今日の朝は、誰かがいなくなった次の日の朝で、そんなことは何一つ感じないまま、私の世界は何も変わらないまま、私だけの朝が来る。誰かが絶望して乗り越えられなかった夜を越えて。誰かが生きたかった今日を、私は何も変わらずに生きている。世界は何も変わらずに動いている。
他人(ひと)にはその他人だけの地獄があって、人の数だけ、地獄があって、それで死んでしまう人もいて、私にはその理由なんてどうでもよくて、私は私の地獄だけで精一杯だった。それでも、自殺という言葉を見ると、聞くと、どうしても嫌だと思ってしまう。何もできないのに、そこにいたって何もしないのに、勝手に想像してしまう。助けられなかった。助けられるとでも思っていたのか。希望はまだあるなんて、私に言えるわけがないのに。それがとても気持ち悪くて、仕方がなかった。

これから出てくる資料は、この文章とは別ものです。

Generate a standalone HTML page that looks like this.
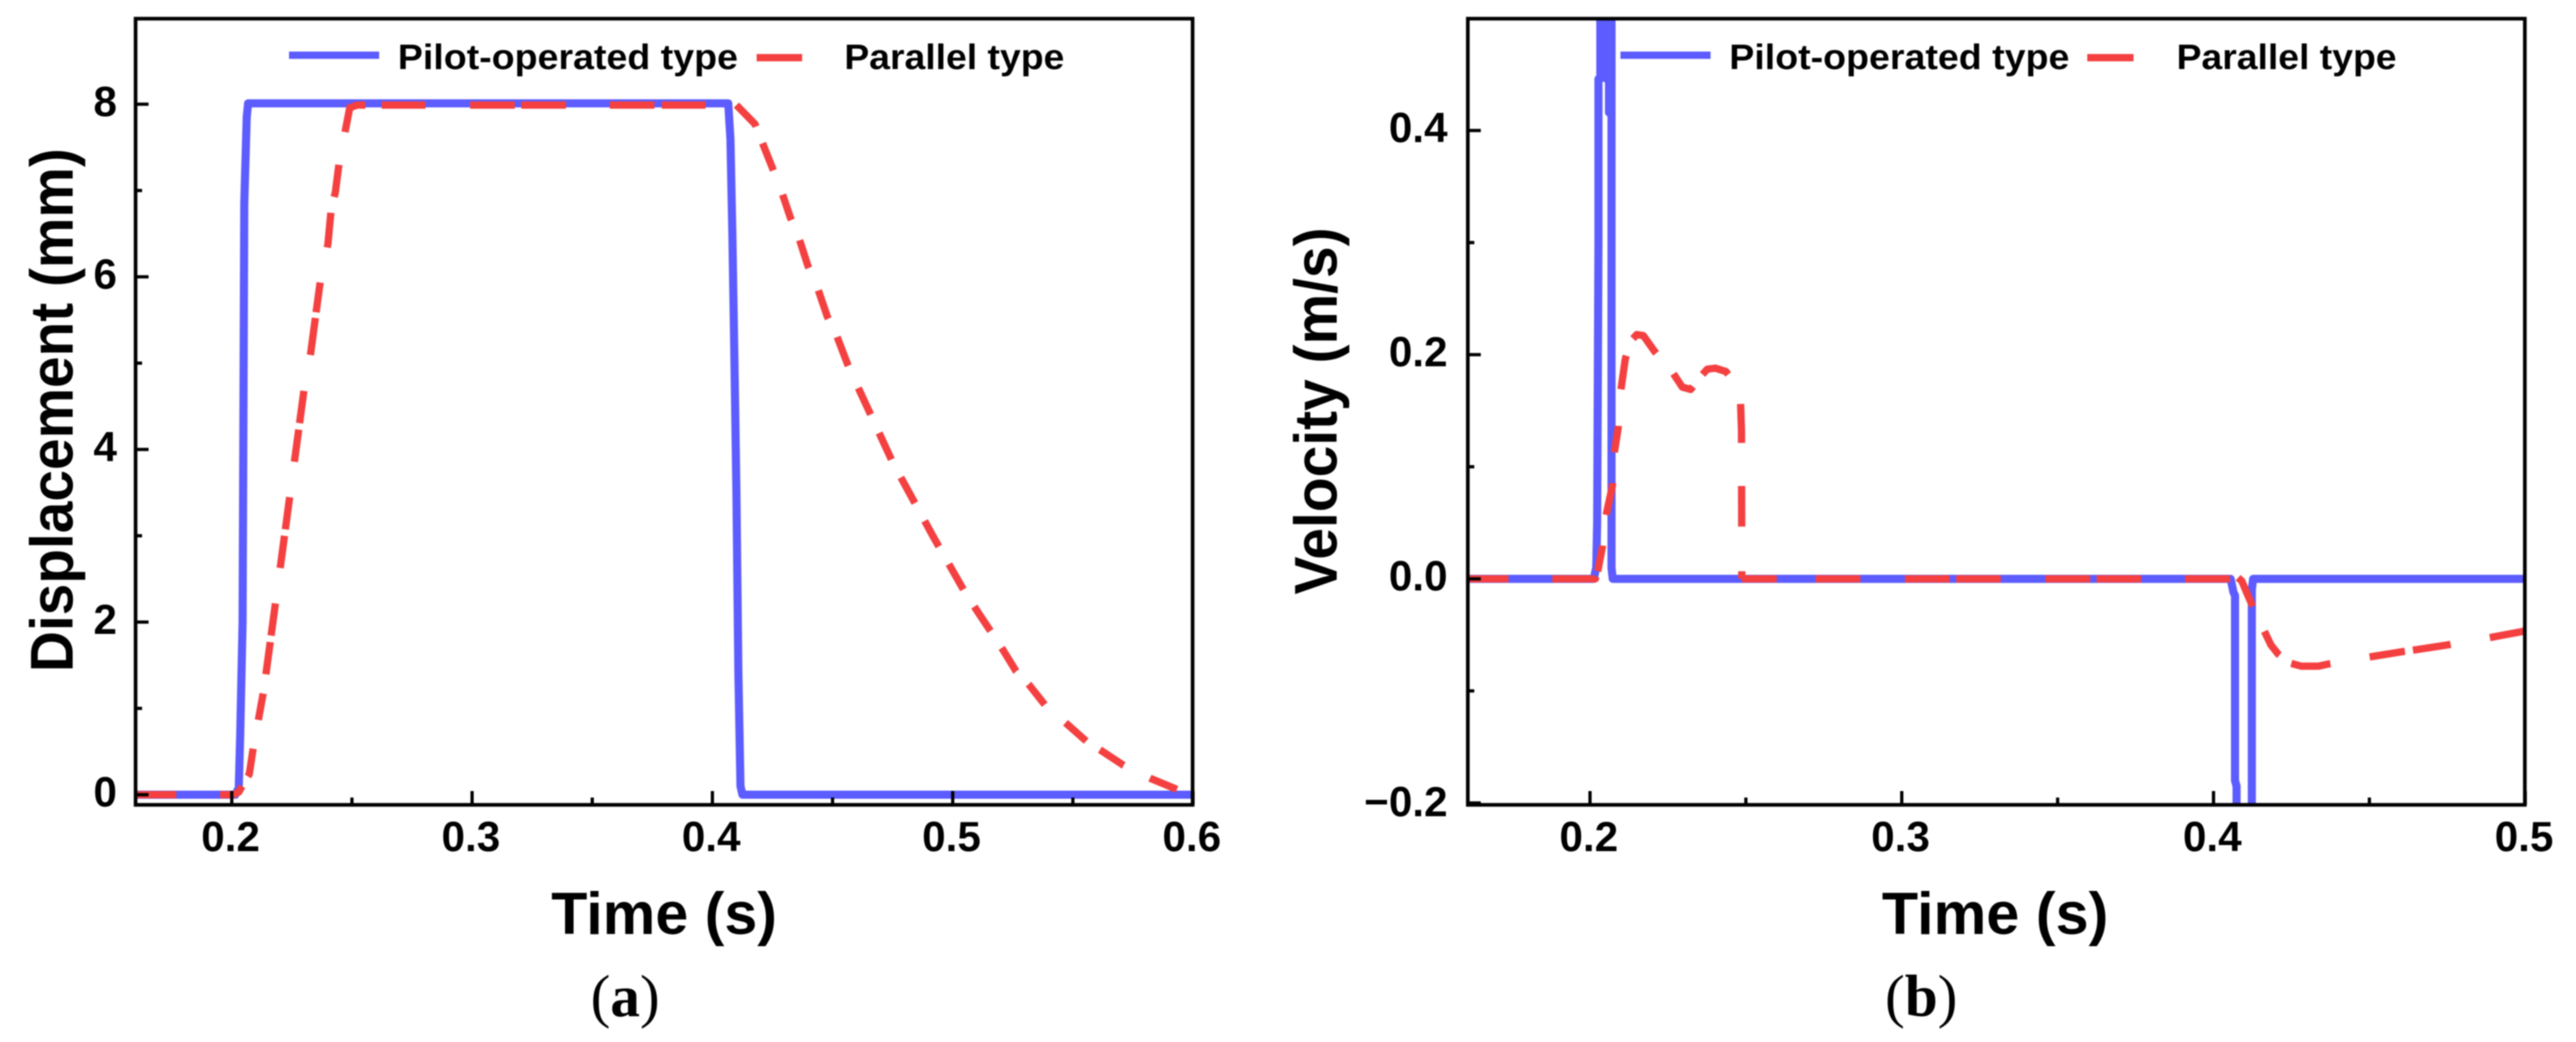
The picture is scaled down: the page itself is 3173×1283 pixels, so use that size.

死んだ人はどこへいくのだろう。そもそも死んだらどうなるのだろう。魂だけになって、生きている人の目には見えないままそこに存在するのだろうか。死んだことがないからわからない。死んだら、わかるのだろうか。生きて死ぬ。これだけが、命あるものに平等に与えられた真実だ。その短さや長さや濃さや薄さは何であれ、死だけが命あるものにたった一つだけ与えられた平等で、不平等だ。死ぬのは怖い。嫌なことだ。けれど必ずいつか訪れる。そのことばかりを考えて生きるのには、私たちの寿命は短すぎる。だから、生きることを考えるのだ。
ああ、書いても書いても纏まらない。ずっと考えているけれどわからない。読んでも読んでもわからない。答えなんてない。多分どこにもない。けれど、私の中でそれを見つけて、持っていたい。
読んでいて苦しい本だった。私はいつの間にかこの本に救いを求めていた。読めば救われる気がした。何を期待しているのか、馬鹿馬鹿しい。そんなことは全然なかったけれど、いずれ私の宝物になる本だと思った。
まだお腹の中にさえいなかったあの冬の日のことも、当時小学生で随分と離れた場所にいたあの春の日のことも、小さな田舎で起こったあの夏の日のことも、大きく広い世界で行われた、今も行われている行為のことも、私にはよくわからないし生活していく上であまり関係のない話だ。けれどふとした瞬間に思い出すのだろう。忘れない。忘れちゃいけない。何を?本当に忘れちゃいけないの?
そうだ、忘れちゃいけないことは、もっと他にあったはずなんだ。
蝉が鳴いている。梅雨は明けた。夕立はまだ来ない。8月が、やって来る。